The Japanese government plans to support Mitsui & Co and Mitsubishi Corp in their attempts to stay in the Sakhalin-2 oil and gas project, three sources said, after Russia seized control of the development key to Japan’s energy supply.
There has been speculation whether the Japanese firms would remain in the consortium, as Tokyo-Moscow tensions rise over Russia’s invasion of Ukraine. Japan has joined Western sanctions on Russia.
Japan’s trade and industry ministry will be relaying the decision to the firms shortly, said the three people with the knowledge of the matter. They asked not to be named because the information is not public.
Resource-poor Japan faces a historic energy security risk as tensions intensify with global supply tight and prices sky-high. Japan imports 10% of its liquefied natural gas from Russia, mainly under long-term contract from Sakhalin-2.
Japan’s effort is likely aimed at sending a clear signal of government backing for the project and bucks moves by Western nations that have prohibited private companies from making new investments in Russia.

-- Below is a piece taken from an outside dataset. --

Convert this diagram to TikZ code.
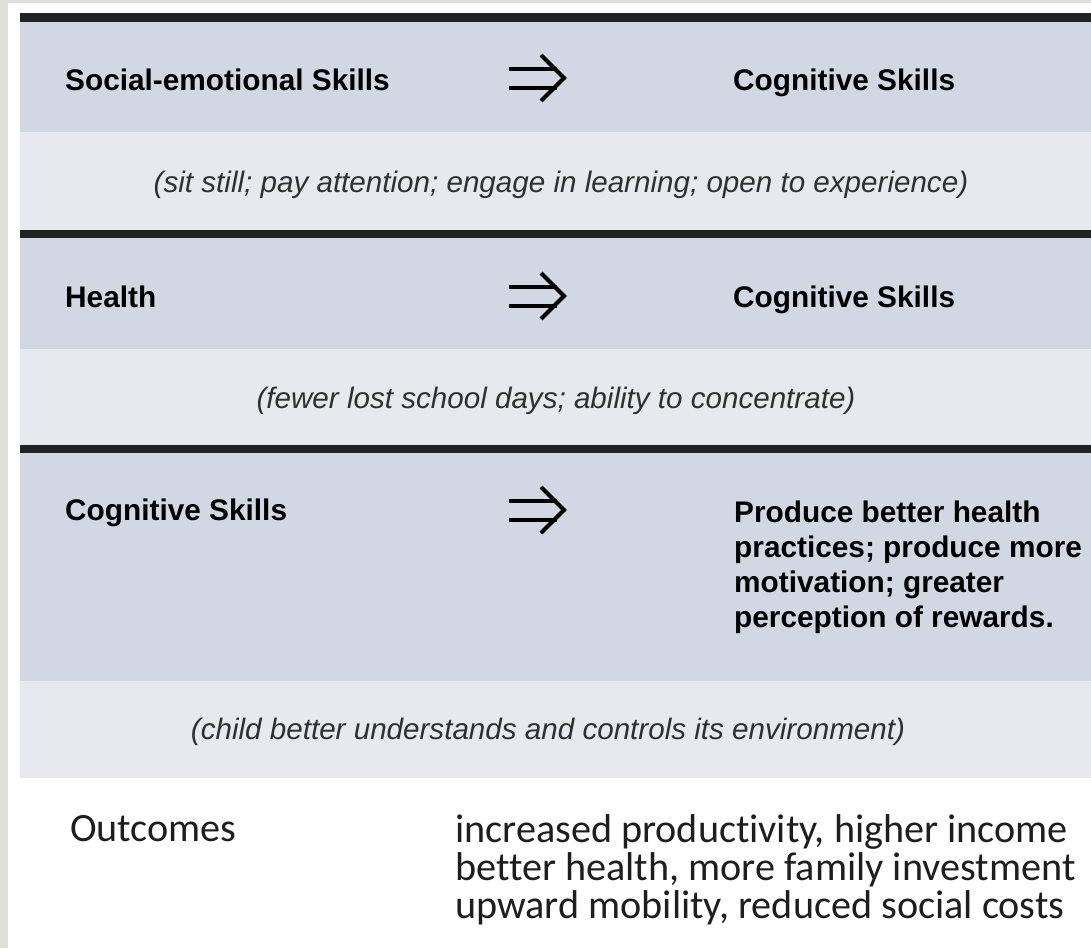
\documentclass[tikz,border=0pt]{standalone}
\usepackage{fontspec}
\setmainfont{Liberation Sans}
\newfontfamily\outfont[Ligatures=NoCommon]{Carlito}
% stack of lines whose baseline is that of the first line
\newcommand{\linestack}[1]{\vtop{\halign{##\hfil\cr#1\crcr}}}
\begin{document}
\begin{tikzpicture}[x=1pt,y=-1pt,
  head/.style={inner sep=0pt,anchor=base west,font=\fontsize{29.8}{35}\selectfont\bfseries},
  note/.style={inner sep=0pt,anchor=base,font=\fontsize{29.6}{34}\selectfont\itshape,text=notecol},
  implies/.style={line width=4pt,draw=black,line cap=butt},
  outc/.style={inner sep=0pt,anchor=base west,font=\fontsize{40.2}{38}\outfont,text=outcol}
]
\definecolor{pagegray}{HTML}{DEDFD9}
\definecolor{bandblue}{HTML}{D1D8E4}
\definecolor{bandgray}{HTML}{E8E9EE}
\definecolor{rulecol}{HTML}{222222}
\definecolor{notecol}{HTML}{303030}
\definecolor{outcol}{HTML}{1E1E1E}
\useasboundingbox (0,0) rectangle (1091,948);
% page frame
\fill[pagegray] (0,0) rectangle (1091,948);
\fill[white] (8,3) rectangle (1091,948);
% bands
\fill[rulecol] (20,13) rectangle (1091,22);
\fill[bandblue] (20,22) rectangle (1091,132);
\fill[bandgray] (20,132) rectangle (1091,230);
\fill[rulecol] (20,230) rectangle (1091,238);
\fill[bandblue] (20,238) rectangle (1091,349);
\fill[bandgray] (20,349) rectangle (1091,445);
\fill[rulecol] (20,445) rectangle (1091,453);
\fill[bandblue] (20,453) rectangle (1091,681);
\fill[bandgray] (20,681) rectangle (1091,778);

% implication arrows
\foreach \n/\yy in {a1/78, a2/296, a3/510}{
  \coordinate (\n) at (537,\yy);
  \draw[implies] ([shift={(-28,-9.5)}]\n) -- ([shift={(20,-9.5)}]\n);
  \draw[implies] ([shift={(-28,9.5)}]\n) -- ([shift={(20,9.5)}]\n);
  \draw[implies,line join=miter] ([shift={(4,-23)}]\n) -- ([shift={(27,0)}]\n) -- ([shift={(4,23)}]\n);
}

% row 1
\node[head] (s1) at (65,90) {Social-emotional Skills};
\node[head] (c1) at (733,90) {Cognitive Skills};
\node[note] (n1) at (561,192) {(sit still; pay attention; engage in learning; open to experience)};
% row 2
\node[head] (s2) at (65,307) {Health};
\node[head] (c2) at (733,307) {Cognitive Skills};
\node[note] (n2) at (556,408) {(fewer lost school days; ability to concentrate)};
% row 3
\node[head] (s3) at (65,520) {Cognitive Skills};
\node[head] (c3) at (734,522)
  {\linestack{Produce better health\cr practices; produce more\cr motivation; greater\cr perception of rewards.}};
\node[note] (n3) at (548,739) {(child better understands and controls its environment)};

% outcomes
\node[outc] (o) at (70,841) {Outcomes};
\node[outc] (ol) at (455,842)
  {\linestack{increased productivity, higher income\cr better health, more family investment\cr upward mobility, reduced social costs}};
\end{tikzpicture}
\end{document}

The people declined to give details on what the Japanese government will do to help the trading houses maintain their stakes.

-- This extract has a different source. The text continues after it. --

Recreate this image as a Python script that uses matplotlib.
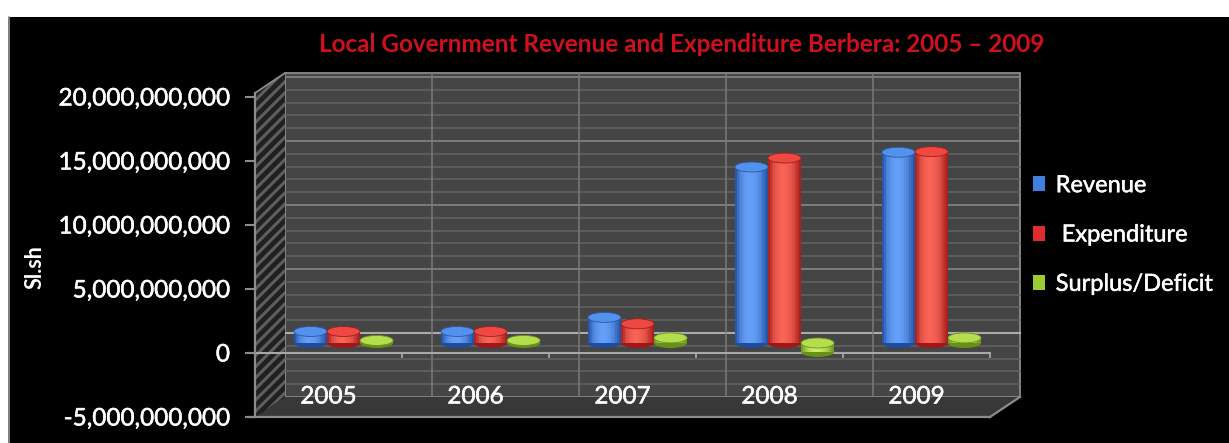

Prime Minister Fumio Kishida said on Thursday the government would work with the private sector on the matter, as Japan aims to secure its right and stable supply of liquefied natural gas.
Mitsui and Mitsubishi representatives said on Saturday the companies will discuss the matter in collaboration with the government as well as their partners. Officials from the Ministry of Economy, Trade and Industry could not be reached for comment outside business hours.
Shell , one of the largest stakeholders in the consortium, announced its exit from the project and is in talks to sell its stake to a consortium of Indian energy companies, Reuters reported in May.
Russia’s state-run Gazprom has a 50% plus one share stake in the project, while Mitsui holds 12.5% and Mitsubishi 10%.
Russia last month decided to create a firm that will take over all rights and obligations of the Sakhalin Energy Investment Co in Russia’s Far East, amid Western sanctions imposed on Moscow.
It was up to up to the government of sanctions-hit Russia to decide whether foreign shareholders were to remain in the consortium.